## Task prompt
Copy the records below word for word, from the first line through the line that contains "130,126,123,120,126,130];", and leave out any pictures.

[Charts and diagrams as code]
* begin *

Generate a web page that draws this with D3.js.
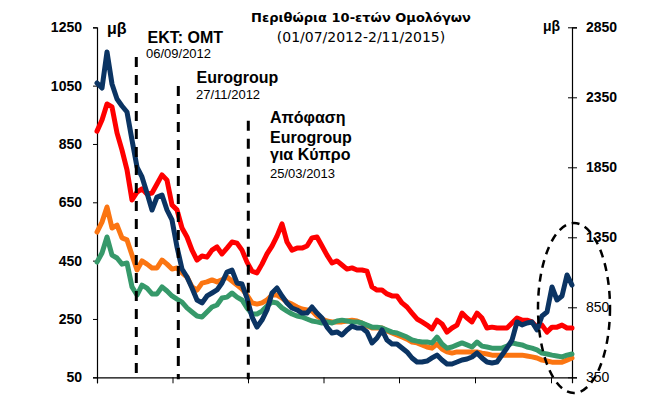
<!DOCTYPE html>
<html>
<head>
<meta charset="utf-8">
<script src="https://cdn.jsdelivr.net/npm/d3@7"></script>
<style>
  body { margin: 0; background: #fff; }
  text { font-family: "Liberation Sans", Arial, sans-serif; }
</style>
</head>
<body>
<div id="chart"></div>
<script>
//spreads, one value per sample step (left axis, bp)
var redLeft = [894,932,987,977,888,829,761,658,685,696,
  678,682,713,744,726,641,624,562,531,486,
  452,466,462,486,497,473,493,514,510,486,
  445,414,408,438,473,500,534,576,514,486,
  493,493,500,528,531,500,469,442,449,435,
  421,425,418,418,414,360,349,349,336,329,
  329,305,291,270,250,240,229,216,246,233,
  205,219,229,270,253,240,270,253,219,222,
  219,219,219,236,253,246,246,240,222,229,
  205,222,222,229,219,219];

var orangeLeft = [548,582,634,562,572,528,521,469,418,449,
  438,425,425,452,438,421,425,408,394,360,
  349,373,377,384,377,384,394,380,366,353,
  332,305,301,305,315,332,332,322,308,301,
  291,284,281,277,260,250,243,240,240,240,
  243,246,243,236,226,219,219,219,209,202,
  195,188,181,171,168,161,154,150,164,147,
  137,133,137,137,137,137,137,133,130,126,
  126,126,126,126,126,126,123,120,116,109,
  106,102,102,102,109,116];

var greenLeft = [445,476,531,469,459,438,442,360,332,366,
  356,336,336,360,346,329,318,308,288,274,
  260,257,274,291,298,322,325,339,325,315,
  288,267,267,277,294,308,305,288,277,267,
  260,257,250,243,240,236,240,236,243,246,
  243,240,240,236,229,222,222,219,212,205,
  202,195,188,178,174,171,171,168,188,164,
  150,154,161,168,161,154,171,157,154,150,
  150,150,157,168,164,161,154,150,144,133,
  130,126,123,120,126,130];

//this one goes on the right axis
var blueRight = [2452,2416,2674,2445,2338,2288,2245,2045,1852,1781,
  1666,1545,1638,1652,1545,1474,1281,1124,1066,988,
  902,881,931,952,974,1024,1102,1116,1024,1016,
  916,781,709,759,831,952,988,931,881,845,
  831,809,809,852,809,774,709,666,674,652,
  688,716,702,702,674,595,631,688,616,588,
  588,559,531,488,459,459,466,488,509,474,
  445,445,459,474,481,495,524,488,459,452,
  459,509,559,616,745,724,738,745,688,788,
  816,995,902,931,1081,1009];

//axis ticks
var leftTicks = [50, 250, 450, 650, 850, 1050, 1250];
var rightTicks = [350, 850, 1350, 1850, 2350, 2850];
var bottomTicks = [0, 15.1, 30.2, 45.3, 60.4, 75.6, 90.8];

//event markers (sample position, top of the dashed line on left axis)
var eventPos = [7.86, 16.26, 30.26];
var eventTop = [1148, 1049, 930];

var svgWidth = 649;
var svgHeight = 395;

var margin = { top: 27.3, right: 77, bottom: 17.7, left: 97 };
const width = svgWidth - margin.left - margin.right;
const height = svgHeight - margin.top - margin.bottom;

const svg = d3.select("#chart")
  .append("svg")
  .attr("width", svgWidth)
  .attr("height", svgHeight);

svg.append("rect").attr("width", svgWidth).attr("height", svgHeight).attr("fill", "#fff");

const g = svg.append("g")
  .attr("transform", `translate(${margin.left}, ${margin.top})`);

//scales
var x = d3.scaleLinear().domain([0, redLeft.length - 1]).range([0, width]);
var yLeft = d3.scaleLinear().domain([50, 1250]).range([height, 0]);
var yRight = d3.scaleLinear().domain([350, 2850]).range([height, 0]);

//left axis
var leftAxis = g.append("g")
  .call(d3.axisLeft(yLeft).tickValues(leftTicks).tickFormat(d3.format("d")).tickSize(4).tickPadding(11));
leftAxis.select(".domain").attr("stroke", "#000").attr("stroke-width", 1.2);
leftAxis.selectAll("text")
  .attr("font-size", "14px")
  .attr("font-weight", "bold")
  .attr("fill", "#000");

//right axis
var rightAxis = g.append("g")
  .attr("transform", `translate(${width}, 0)`)
  .call(d3.axisRight(yRight).tickValues(rightTicks).tickFormat(d3.format("d")).tickSize(5).tickPadding(9));
rightAxis.select(".domain").attr("stroke", "#000").attr("stroke-width", 1.2);
rightAxis.selectAll(".tick line").attr("x1", -4).attr("x2", 5);
rightAxis.selectAll("text")
  .attr("font-size", "14px")
  .attr("font-weight", d => (d === 850 || d === 350) ? "normal" : "bold")
  .attr("fill", "#000");

//bottom axis, no labels
var bottomAxis = g.append("g")
  .attr("transform", `translate(0, ${height})`)
  .call(d3.axisBottom(x).tickValues(bottomTicks).tickSize(6).tickFormat(""));
bottomAxis.select(".domain").attr("stroke", "#000").attr("stroke-width", 1.2);

//lines
var lineLeft = d3.line().x((d, i) => x(i)).y(d => yLeft(d));
var lineRight = d3.line().x((d, i) => x(i)).y(d => yRight(d));

var series = [
  { values: redLeft, line: lineLeft, color: "#ff0000" },
  { values: orangeLeft, line: lineLeft, color: "#fb7512" },
  { values: greenLeft, line: lineLeft, color: "#36996a" },
  { values: blueRight, line: lineRight, color: "#0b3463" }
];

series.forEach(function(s) {
  g.append("path")
    .datum(s.values)
    .attr("fill", "none")
    .attr("stroke", s.color)
    .attr("stroke-width", 5)
    .attr("stroke-linejoin", "round")
    .attr("stroke-linecap", "round")
    .attr("d", s.line);
});

//dashed event lines
g.selectAll(".event")
  .data(eventPos)
  .enter()
  .append("line")
  .attr("x1", d => x(d))
  .attr("x2", d => x(d))
  .attr("y1", (d, i) => yLeft(eventTop[i]))
  .attr("y2", height + 2)
  .attr("stroke", "#000")
  .attr("stroke-width", 3)
  .attr("stroke-dasharray", "10,8");

//dashed ellipse around the last months
g.append("ellipse")
  .attr("cx", x(95.4))
  .attr("cy", yRight(845))
  .attr("rx", x(7.2) - x(0))
  .attr("ry", yRight(350) - yRight(957))
  .attr("fill", "none")
  .attr("stroke", "#000")
  .attr("stroke-width", 2.5)
  .attr("stroke-dasharray", "8,6");

//titles
svg.append("text")
  .attr("x", 361).attr("y", 22)
  .attr("text-anchor", "middle")
  .style("font-family", "DejaVu Sans, sans-serif")
  .attr("font-size", "13px")
  .attr("font-weight", "bold")
  .text("Περιθώρια 10-ετών Ομολόγων");

svg.append("text")
  .attr("x", 361).attr("y", 42)
  .attr("text-anchor", "middle")
  .style("font-family", "DejaVu Sans, sans-serif")
  .attr("font-size", "14px")
  .text("(01/07/2012-2/11/2015)");

//unit labels
svg.append("text").attr("x", 107).attr("y", 34)
  .attr("font-size", "16px").attr("font-weight", "bold").text("μβ");
svg.append("text").attr("x", 543).attr("y", 31)
  .attr("font-size", "14px").attr("font-weight", "bold").text("μβ");

//event labels
var notes = [
  { x: 147.5, y: 42.5, size: 16, bold: true, text: "ΕΚΤ: ΟΜΤ" },
  { x: 146, y: 58, size: 13, bold: false, text: "06/09/2012" },
  { x: 196.5, y: 83, size: 16, bold: true, text: "Eurogroup" },
  { x: 196, y: 99, size: 13, bold: false, text: "27/11/2012" },
  { x: 270, y: 123, size: 16, bold: true, text: "Απόφαση" },
  { x: 270, y: 143, size: 16, bold: true, text: "Eurogroup" },
  { x: 270, y: 160, size: 16, bold: true, text: "για Κύπρο" },
  { x: 270, y: 178, size: 13, bold: false, text: "25/03/2013" }
];

svg.selectAll(".note")
  .data(notes)
  .enter()
  .append("text")
  .attr("x", d => d.x)
  .attr("y", d => d.y)
  .attr("font-size", d => d.size + "px")
  .attr("font-weight", d => d.bold ? "bold" : "normal")
  .text(d => d.text);
</script>
</body>
</html>
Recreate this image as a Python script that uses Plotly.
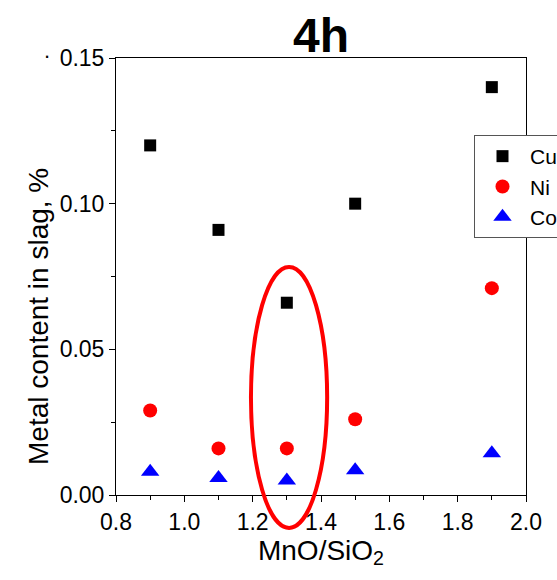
import plotly.graph_objects as go

ratio = [0.9, 1.1, 1.3, 1.5, 1.9]
cu = [0.120, 0.091, 0.066, 0.100, 0.140]
ni = [0.029, 0.016, 0.016, 0.026, 0.071]
co = [0.008, 0.0058, 0.005, 0.0085, 0.0143]

x_range = [0.8, 2.0]
y_range = [0.0, 0.15]
x_ticks = [0.8, 1.0, 1.2, 1.4, 1.6, 1.8, 2.0]
y_ticks = [0.00, 0.05, 0.10, 0.15]

FONT = "Liberation Sans, Arial, sans-serif"

# plot area in pixels
L, R, T, B = 116, 526, 58, 495
W, H = 557, 580
PW, PH = R - L, B - T

def px_x(p):
    return (p - L) / PW

def px_y(p):
    return (B - p) / PH

fig = go.Figure()
fig.add_trace(go.Scatter(x=ratio, y=cu, mode="markers", name="Cu",
                         marker=dict(symbol="square", size=12, color="black"), cliponaxis=False))
fig.add_trace(go.Scatter(x=ratio, y=ni, mode="markers", name="Ni",
                         marker=dict(symbol="circle", size=14, color="red"), cliponaxis=False))
fig.add_trace(go.Scatter(x=ratio, y=co, mode="markers", name="Co",
                         marker=dict(symbol="triangle-up", size=16, color="blue"), cliponaxis=False))

def xd(v):
    return (v - x_range[0]) / (x_range[1] - x_range[0])

def yd(v):
    return (v - y_range[0]) / (y_range[1] - y_range[0])

# ellipse highlight (axis-domain coords so it is not clipped)
fig.add_shape(type="circle", xref="x domain", yref="y domain",
              x0=xd(1.195), x1=xd(1.418), y0=yd(-0.0113), y1=yd(0.0783),
              line=dict(color="red", width=4), layer="above")

axis_common = dict(showline=True, linecolor="black", linewidth=1, mirror=True,
                   ticks="outside", ticklen=6, tickwidth=1, tickcolor="black",
                   showgrid=False, zeroline=False,
                   tickfont=dict(family=FONT, size=23, color="black"))

fig.update_xaxes(range=x_range, tickvals=x_ticks, tickformat=".1f",
                 minor=dict(ticks="outside", ticklen=4, dtick=0.1, tick0=0.8, tickcolor="black"),
                 title=dict(text="MnO/SiO<sub>2</sub>", font=dict(family=FONT, size=28, color="black"),
                            standoff=4),
                 **axis_common)
fig.update_yaxes(range=y_range, tickvals=y_ticks, tickformat=".2f",
                 minor=dict(ticks="outside", ticklen=4, dtick=0.025, tick0=0, tickcolor="black"),
                 **axis_common)

# y-axis title
fig.add_annotation(text="Metal content in slag, %", xref="paper", yref="paper",
                   x=px_x(38), y=px_y(317), xanchor="center", yanchor="middle",
                   textangle=-90, showarrow=False,
                   font=dict(family=FONT, size=28, color="black"))
# stray dot at top left
fig.add_annotation(text=".", xref="paper", yref="paper",
                   x=px_x(47), y=px_y(50), xanchor="center", yanchor="middle",
                   showarrow=False, font=dict(family=FONT, size=22, color="black"))

fig.update_layout(
    width=W, height=H,
    margin=dict(l=L, r=W - R, t=T, b=H - B, autoexpand=False),
    paper_bgcolor="white", plot_bgcolor="white",
    title=dict(text="<b>4h</b>", x=321 / W, xanchor="center", y=1 - 35 / H, yanchor="middle",
               font=dict(family=FONT, size=48, color="black")),
    showlegend=True,
    legend=dict(x=px_x(474), y=px_y(135), xanchor="left", yanchor="top",
                bordercolor="#555555", borderwidth=1, bgcolor="white",
                font=dict(family=FONT, size=21, color="black"),
                tracegroupgap=0, itemwidth=45),
    font=dict(family=FONT, color="black"),
)

fig.write_html("out.html")
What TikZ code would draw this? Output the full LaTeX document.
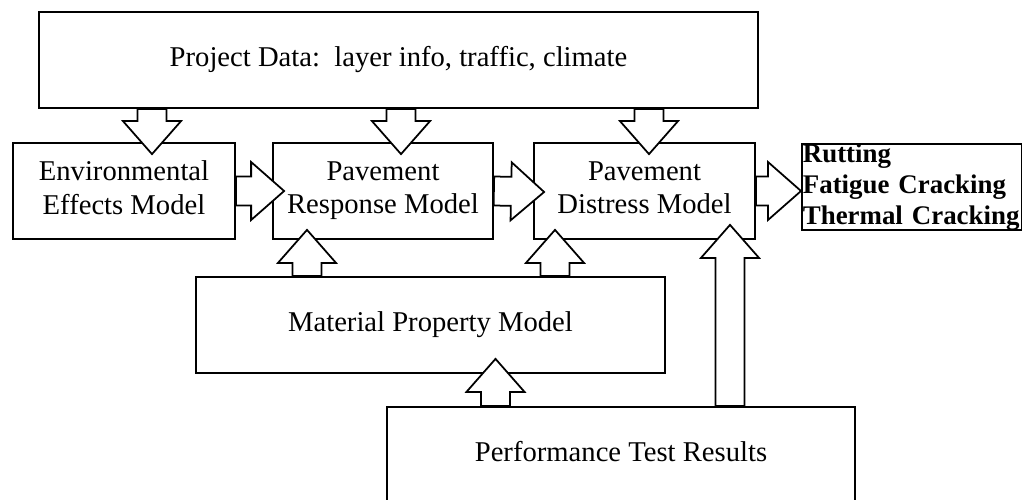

* end *

## Response below
Generate a web page that draws this with D3.js.
<!DOCTYPE html>
<html>
<head>
<meta charset="utf-8">
<script src="https://cdn.jsdelivr.net/npm/d3@7"></script>
<style>
  body { margin: 0; background: #fff; }
  text { font-family: "Liberation Sans", Arial, sans-serif; }
</style>
</head>
<body>
<div id="chart"></div>
<script>
//spreads, one value per sample step (left axis, bp)
var redLeft = [894,932,987,977,888,829,761,658,685,696,
  678,682,713,744,726,641,624,562,531,486,
  452,466,462,486,497,473,493,514,510,486,
  445,414,408,438,473,500,534,576,514,486,
  493,493,500,528,531,500,469,442,449,435,
  421,425,418,418,414,360,349,349,336,329,
  329,305,291,270,250,240,229,216,246,233,
  205,219,229,270,253,240,270,253,219,222,
  219,219,219,236,253,246,246,240,222,229,
  205,222,222,229,219,219];

var orangeLeft = [548,582,634,562,572,528,521,469,418,449,
  438,425,425,452,438,421,425,408,394,360,
  349,373,377,384,377,384,394,380,366,353,
  332,305,301,305,315,332,332,322,308,301,
  291,284,281,277,260,250,243,240,240,240,
  243,246,243,236,226,219,219,219,209,202,
  195,188,181,171,168,161,154,150,164,147,
  137,133,137,137,137,137,137,133,130,126,
  126,126,126,126,126,126,123,120,116,109,
  106,102,102,102,109,116];

var greenLeft = [445,476,531,469,459,438,442,360,332,366,
  356,336,336,360,346,329,318,308,288,274,
  260,257,274,291,298,322,325,339,325,315,
  288,267,267,277,294,308,305,288,277,267,
  260,257,250,243,240,236,240,236,243,246,
  243,240,240,236,229,222,222,219,212,205,
  202,195,188,178,174,171,171,168,188,164,
  150,154,161,168,161,154,171,157,154,150,
  150,150,157,168,164,161,154,150,144,133,
  130,126,123,120,126,130];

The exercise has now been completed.